東坡的仕宦人生雖是失敗的,卻因為這仕宦之路的困頓坎坷而成就了他生命哲思的深度及審美人生的高度。本文從《赤壁三詠》入手,一探東坡在黃州貶謫歲月中所展現的智慧精華及審美人生。

從《赤壁三詠》談蘇東坡的生命哲思與審美人生

蘇東坡的文學創作不僅卷帙豐厚、體類多樣,而且文字聲情之優美與思維情致之深刻兼善。更重要的是,他的文學創作與生命經驗密切呼應,既具體展現了豐富真實的生活經歷,也說出了古往今來許多人心有所感卻說不盡、寫不出的生命體悟。經過將近千年的歷史淘洗、歲月沉澱,至今仍有許許多多膾炙人口的佳作名篇流傳。

除了作為課堂上的語文教材或名人雅士案頭閱讀吟詠的名篇範例,也融入在一般人尋常生活的各個面向當中,成了隨口成誦、隨處可見的經典題辭或人生座右銘。至於歌曲、戲劇取材於東坡文學作品或人生故事,就更是不可勝數了。

若論蘇東坡文學作品最具代表性,且影響層面最為廣泛的,則東坡貶謫黃州時期從生命幽谷中凝鍊而出的智慧與藝術結晶應是當之無愧。透過官場一而再的無情傾軋陷害、監獄生活的恐怖威嚇凌虐、謫居環境的極端貧乏窮困,東坡最深層的生命元素與慧見得到了激發,彷佛在世俗價值遮蔽下的天眼終得開啟,對於生活中的種種經歷有了超乎常人的洞察與見解。

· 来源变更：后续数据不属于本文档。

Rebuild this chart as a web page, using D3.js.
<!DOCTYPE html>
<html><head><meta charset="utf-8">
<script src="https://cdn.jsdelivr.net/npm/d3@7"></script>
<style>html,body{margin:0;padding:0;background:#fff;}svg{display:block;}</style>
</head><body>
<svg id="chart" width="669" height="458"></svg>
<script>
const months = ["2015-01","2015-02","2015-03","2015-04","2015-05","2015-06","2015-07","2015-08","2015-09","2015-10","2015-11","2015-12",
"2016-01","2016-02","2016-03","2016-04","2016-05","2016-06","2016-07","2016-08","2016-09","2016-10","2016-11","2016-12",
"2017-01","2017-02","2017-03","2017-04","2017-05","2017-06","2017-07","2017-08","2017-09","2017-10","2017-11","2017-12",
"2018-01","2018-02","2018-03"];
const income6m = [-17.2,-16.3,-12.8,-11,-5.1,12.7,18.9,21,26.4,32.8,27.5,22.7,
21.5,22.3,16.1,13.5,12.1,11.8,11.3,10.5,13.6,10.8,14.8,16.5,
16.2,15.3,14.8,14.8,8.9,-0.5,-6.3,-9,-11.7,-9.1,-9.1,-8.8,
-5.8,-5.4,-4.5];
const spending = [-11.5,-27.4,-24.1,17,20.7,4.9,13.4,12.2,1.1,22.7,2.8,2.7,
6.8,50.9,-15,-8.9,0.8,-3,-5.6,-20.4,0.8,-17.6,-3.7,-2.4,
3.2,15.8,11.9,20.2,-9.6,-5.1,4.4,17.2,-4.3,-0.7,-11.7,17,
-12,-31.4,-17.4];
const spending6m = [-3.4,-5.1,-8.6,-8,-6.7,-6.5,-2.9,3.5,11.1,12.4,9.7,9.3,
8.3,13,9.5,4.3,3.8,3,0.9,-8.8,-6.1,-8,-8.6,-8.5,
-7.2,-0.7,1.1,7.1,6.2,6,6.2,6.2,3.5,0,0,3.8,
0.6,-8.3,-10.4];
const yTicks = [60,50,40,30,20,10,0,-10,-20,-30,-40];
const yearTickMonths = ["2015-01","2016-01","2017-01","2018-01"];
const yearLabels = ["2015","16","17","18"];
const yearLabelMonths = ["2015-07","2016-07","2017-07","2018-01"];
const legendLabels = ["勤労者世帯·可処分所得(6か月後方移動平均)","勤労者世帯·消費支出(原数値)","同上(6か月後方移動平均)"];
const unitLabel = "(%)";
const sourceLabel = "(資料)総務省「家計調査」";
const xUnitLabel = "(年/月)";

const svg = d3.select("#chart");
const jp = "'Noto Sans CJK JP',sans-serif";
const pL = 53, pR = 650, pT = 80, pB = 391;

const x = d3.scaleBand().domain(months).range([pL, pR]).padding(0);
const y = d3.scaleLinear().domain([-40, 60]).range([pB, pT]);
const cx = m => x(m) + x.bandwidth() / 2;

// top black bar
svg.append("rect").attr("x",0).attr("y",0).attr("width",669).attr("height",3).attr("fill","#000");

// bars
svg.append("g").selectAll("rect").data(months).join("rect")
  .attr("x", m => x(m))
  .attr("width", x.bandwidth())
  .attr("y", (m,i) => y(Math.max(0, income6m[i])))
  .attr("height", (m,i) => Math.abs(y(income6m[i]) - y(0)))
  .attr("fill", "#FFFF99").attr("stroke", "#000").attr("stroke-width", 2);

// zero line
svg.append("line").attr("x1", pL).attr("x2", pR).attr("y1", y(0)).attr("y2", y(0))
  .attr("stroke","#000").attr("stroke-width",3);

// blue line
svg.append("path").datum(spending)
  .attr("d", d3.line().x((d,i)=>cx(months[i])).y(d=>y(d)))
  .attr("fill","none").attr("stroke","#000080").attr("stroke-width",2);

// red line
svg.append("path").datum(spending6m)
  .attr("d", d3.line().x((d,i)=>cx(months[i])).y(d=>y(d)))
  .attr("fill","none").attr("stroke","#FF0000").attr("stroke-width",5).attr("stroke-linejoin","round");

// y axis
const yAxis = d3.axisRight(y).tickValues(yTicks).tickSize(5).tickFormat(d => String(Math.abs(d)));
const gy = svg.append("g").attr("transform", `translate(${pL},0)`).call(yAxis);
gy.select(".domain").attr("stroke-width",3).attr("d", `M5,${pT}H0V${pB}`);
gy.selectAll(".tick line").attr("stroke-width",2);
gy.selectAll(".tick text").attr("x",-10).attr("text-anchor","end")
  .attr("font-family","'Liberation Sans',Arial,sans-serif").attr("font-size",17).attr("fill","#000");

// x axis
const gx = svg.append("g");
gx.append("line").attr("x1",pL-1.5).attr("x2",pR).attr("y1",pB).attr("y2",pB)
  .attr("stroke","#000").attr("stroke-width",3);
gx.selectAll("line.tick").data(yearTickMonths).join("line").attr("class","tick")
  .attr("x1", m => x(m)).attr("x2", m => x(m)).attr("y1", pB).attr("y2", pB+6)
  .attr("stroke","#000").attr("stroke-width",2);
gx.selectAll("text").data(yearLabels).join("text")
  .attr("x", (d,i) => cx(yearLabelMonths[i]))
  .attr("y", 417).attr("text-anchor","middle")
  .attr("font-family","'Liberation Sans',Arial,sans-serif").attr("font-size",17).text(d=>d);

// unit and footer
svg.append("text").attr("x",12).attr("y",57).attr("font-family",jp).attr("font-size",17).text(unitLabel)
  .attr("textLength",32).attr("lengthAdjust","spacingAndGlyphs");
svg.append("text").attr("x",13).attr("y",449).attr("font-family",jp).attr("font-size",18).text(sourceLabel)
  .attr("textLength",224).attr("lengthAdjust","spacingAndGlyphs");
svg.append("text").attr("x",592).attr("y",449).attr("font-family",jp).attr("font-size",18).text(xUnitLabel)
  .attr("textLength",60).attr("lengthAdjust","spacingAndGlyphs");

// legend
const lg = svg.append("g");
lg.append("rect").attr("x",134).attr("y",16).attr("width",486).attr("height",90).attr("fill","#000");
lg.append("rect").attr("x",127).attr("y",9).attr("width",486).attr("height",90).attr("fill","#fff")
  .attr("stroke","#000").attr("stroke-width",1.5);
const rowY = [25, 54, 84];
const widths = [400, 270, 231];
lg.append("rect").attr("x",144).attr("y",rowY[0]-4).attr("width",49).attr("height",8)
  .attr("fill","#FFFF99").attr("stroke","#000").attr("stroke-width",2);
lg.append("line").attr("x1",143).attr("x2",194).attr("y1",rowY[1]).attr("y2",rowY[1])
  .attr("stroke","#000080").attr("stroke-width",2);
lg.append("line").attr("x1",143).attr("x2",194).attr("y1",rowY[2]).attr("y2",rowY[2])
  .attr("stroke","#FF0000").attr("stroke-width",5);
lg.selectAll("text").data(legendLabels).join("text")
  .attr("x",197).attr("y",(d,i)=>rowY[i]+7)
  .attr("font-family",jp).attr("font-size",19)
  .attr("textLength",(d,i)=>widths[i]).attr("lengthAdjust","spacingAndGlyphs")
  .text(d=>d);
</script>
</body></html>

而在黃州山川風物及醇厚人情的撫慰之下,東坡的思維進一步得到啟迪,純樸的性靈得以全然的發展,真實的情感得以全然的釋放,他的生命情調及審美經驗得以更全然的展現在生活的實境中,並且藉諸文字流傳千古。

從《赤壁三詠》談蘇東坡的生命哲思與審美人生

蘇軾雕像

蘇東坡在黃州時期屢次遊覽赤壁,寫下許多不容錯過的名篇佳作,《念奴嬌·赤壁懷古》、《赤壁賦》及《後赤壁賦》等歌詠赤壁的詞作與賦作更是其中翹楚。

這三個作品雖然形式有異,書寫的角度不同,但都是遊覽黃州赤壁磯所體驗的各種感受及生髮的各種感慨。不僅有文字聲情之美,更充滿耐人尋味,咀嚼再三的審美經驗、深刻哲思與生命智慧,為求論述之方便,在此稱之為“赤壁三詠”。

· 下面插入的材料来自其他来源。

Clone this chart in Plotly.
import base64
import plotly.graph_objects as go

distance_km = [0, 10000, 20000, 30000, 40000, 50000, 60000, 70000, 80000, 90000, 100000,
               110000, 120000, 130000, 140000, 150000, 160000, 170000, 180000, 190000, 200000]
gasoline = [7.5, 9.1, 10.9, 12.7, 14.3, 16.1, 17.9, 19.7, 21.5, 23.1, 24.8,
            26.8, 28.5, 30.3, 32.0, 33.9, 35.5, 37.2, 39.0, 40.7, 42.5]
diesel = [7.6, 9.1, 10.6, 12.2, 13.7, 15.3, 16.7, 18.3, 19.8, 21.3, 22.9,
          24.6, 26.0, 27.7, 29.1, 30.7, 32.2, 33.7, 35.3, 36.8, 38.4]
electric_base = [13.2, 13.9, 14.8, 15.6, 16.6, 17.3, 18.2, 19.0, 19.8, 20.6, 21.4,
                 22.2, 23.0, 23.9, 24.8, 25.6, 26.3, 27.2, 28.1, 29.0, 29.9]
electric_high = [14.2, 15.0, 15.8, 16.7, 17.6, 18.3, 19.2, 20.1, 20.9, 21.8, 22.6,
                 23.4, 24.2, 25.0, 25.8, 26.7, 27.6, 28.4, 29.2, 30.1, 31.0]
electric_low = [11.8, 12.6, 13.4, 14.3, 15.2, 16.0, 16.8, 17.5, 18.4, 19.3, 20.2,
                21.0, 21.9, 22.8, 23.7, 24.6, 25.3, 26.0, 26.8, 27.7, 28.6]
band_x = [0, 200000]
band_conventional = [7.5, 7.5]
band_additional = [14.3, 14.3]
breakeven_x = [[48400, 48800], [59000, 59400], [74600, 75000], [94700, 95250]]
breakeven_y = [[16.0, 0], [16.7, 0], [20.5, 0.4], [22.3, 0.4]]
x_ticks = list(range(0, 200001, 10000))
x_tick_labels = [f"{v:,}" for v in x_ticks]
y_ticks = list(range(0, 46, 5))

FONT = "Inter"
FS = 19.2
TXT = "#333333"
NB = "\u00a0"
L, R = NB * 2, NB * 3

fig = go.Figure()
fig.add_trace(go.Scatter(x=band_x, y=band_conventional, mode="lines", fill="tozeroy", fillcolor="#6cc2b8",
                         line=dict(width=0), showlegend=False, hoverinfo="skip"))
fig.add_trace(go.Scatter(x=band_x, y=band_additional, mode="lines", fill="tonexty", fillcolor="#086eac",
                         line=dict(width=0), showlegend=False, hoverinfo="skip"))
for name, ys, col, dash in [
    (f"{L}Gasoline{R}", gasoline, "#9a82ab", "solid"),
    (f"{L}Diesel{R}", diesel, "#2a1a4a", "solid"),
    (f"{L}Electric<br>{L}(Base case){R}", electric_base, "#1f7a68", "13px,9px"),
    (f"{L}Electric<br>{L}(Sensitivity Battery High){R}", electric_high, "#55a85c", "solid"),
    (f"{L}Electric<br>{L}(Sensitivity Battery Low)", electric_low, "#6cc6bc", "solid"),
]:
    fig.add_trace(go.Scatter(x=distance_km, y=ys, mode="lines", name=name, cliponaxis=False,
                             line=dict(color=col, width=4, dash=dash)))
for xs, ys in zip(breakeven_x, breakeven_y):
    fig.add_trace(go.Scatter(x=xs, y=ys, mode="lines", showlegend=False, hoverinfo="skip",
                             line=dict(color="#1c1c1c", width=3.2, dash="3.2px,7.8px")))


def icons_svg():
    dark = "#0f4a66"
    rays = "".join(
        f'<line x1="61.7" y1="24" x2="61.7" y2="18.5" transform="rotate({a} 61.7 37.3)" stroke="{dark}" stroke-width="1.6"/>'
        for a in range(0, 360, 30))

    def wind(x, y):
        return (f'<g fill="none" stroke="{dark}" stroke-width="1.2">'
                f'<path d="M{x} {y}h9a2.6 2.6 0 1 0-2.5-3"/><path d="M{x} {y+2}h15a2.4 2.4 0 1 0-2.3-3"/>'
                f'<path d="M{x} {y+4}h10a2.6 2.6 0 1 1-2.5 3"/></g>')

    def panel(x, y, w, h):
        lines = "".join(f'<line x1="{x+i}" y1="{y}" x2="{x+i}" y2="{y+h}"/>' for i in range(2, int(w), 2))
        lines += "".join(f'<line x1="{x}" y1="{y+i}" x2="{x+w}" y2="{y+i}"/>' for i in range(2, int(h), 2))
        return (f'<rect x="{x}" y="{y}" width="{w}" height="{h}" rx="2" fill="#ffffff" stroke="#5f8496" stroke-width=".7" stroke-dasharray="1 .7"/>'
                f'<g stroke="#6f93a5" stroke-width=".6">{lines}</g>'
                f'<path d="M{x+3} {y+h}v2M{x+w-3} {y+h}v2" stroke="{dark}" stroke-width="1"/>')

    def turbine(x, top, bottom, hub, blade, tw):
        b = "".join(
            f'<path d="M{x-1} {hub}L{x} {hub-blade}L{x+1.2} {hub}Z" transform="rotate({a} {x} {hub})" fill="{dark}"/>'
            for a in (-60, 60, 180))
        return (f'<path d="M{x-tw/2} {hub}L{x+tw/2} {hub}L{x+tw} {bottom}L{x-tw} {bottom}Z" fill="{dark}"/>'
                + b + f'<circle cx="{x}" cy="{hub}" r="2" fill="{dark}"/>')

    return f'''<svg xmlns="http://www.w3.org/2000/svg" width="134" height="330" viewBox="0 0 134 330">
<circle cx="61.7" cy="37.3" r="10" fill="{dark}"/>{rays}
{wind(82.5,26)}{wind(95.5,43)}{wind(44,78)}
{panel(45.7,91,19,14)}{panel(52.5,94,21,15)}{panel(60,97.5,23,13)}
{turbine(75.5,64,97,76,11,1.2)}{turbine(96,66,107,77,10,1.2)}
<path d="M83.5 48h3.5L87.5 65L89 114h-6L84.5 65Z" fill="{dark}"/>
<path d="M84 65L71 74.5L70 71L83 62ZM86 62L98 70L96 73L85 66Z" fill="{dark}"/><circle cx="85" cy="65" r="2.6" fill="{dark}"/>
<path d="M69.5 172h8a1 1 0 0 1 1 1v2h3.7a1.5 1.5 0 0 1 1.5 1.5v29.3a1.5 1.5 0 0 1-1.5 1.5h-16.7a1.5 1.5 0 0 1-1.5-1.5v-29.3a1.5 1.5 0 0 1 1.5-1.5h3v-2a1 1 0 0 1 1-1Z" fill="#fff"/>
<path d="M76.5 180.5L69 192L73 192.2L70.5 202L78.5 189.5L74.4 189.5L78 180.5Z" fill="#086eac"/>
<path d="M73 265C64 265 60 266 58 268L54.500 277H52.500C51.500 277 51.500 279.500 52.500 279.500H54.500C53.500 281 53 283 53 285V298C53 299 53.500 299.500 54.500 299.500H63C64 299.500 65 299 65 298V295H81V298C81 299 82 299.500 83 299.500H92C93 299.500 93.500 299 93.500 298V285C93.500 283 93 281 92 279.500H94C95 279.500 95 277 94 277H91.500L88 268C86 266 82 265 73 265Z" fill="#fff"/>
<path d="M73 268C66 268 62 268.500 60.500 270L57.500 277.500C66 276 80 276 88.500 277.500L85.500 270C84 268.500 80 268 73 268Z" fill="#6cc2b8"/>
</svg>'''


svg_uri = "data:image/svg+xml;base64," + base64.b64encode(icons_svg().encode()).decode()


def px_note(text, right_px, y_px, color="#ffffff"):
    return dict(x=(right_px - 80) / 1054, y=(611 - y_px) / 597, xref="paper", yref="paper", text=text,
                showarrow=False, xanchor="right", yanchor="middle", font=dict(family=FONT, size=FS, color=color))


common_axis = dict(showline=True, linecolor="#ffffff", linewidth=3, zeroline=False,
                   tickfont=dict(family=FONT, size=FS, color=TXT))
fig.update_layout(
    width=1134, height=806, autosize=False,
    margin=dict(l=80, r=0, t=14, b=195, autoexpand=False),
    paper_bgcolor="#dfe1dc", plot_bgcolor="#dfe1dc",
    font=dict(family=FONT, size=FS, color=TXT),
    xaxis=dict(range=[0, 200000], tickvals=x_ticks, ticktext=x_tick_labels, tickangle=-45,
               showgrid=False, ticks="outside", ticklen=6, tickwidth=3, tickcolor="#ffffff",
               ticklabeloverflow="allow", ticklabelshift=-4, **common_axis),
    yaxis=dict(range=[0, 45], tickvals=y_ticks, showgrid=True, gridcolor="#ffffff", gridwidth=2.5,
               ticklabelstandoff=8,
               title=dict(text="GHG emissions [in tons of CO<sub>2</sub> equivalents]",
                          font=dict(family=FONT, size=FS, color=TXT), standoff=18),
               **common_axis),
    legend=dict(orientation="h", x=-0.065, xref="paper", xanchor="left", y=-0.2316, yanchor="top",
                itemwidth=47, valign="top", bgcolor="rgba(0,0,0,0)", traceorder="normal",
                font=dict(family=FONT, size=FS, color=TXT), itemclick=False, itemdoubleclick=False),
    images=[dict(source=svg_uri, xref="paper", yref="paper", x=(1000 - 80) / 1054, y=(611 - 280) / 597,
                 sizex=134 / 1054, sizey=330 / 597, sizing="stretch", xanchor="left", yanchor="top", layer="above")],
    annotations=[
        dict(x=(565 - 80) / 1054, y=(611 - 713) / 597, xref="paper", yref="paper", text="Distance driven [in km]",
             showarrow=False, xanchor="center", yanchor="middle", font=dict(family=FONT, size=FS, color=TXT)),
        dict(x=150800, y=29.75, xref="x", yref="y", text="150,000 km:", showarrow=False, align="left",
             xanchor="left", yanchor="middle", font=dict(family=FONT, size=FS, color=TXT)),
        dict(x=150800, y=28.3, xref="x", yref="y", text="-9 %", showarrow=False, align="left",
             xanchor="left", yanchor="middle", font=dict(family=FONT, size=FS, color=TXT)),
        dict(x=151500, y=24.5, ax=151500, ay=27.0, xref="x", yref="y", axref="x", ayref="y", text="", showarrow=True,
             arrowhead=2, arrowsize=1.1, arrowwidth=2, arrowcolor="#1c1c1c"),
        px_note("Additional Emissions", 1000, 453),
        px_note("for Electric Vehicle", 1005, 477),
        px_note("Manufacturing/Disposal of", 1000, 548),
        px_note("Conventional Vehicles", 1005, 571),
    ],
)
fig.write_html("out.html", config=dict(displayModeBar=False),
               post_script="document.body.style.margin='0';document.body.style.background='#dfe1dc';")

不論是“大江東去浪淘盡,千古風流人物”的大氣磅礡、充滿今昔之感的歷史懷想,或是“蓋將自其變者而觀之,則天地曾能以一瞬;自其不變者而觀之,則物與我皆無盡也,而又何羨乎?”的清明超塵、飽含智慧的宇宙觀,或是“夢一道士,羽衣蹁躚,過臨皋之下,揖予而言”的似真似幻之境,都是文學史上不可多得的瑰寶。

東坡所帶給讀者的審美經驗不僅僅侷限在文學的領域,更帶領讀者通過他的文字,進入了思索生命價值、探索宇宙奧義的哲學境界及觀賞自然山水之美的藝術涵養、深刻領會生命美感經驗的審美層次。這樣的審美人生境界和他在儒家文化中長期習染所建構的士大夫思維是極端矛盾的,然而這兩種人生態度卻十分和諧的共存在東坡的生命歷程中。

從《赤壁三詠》談蘇東坡的生命哲思與審美人生

更確切的說,東坡作為儒家思想的奉行者,以淑世濟世為己任,但他並不因此厭棄高蹈自適、寄情山水的審美人生,反而在政壇失意時從山水中得到心靈的救贖、滋養與提升;從另一個面向說,他雖然能夠在物質睏乏時超然自在的享受自然山水及醇厚人情的美好,在釋、道二家的思想中安頓自我的身心,卻並不因此歸隱田園或自絕於仕宦之途,只要是皇帝的任命,他都是義無反顧,勇往直前,依然是一個以經世濟民、建功立業為己任的儒家信徒。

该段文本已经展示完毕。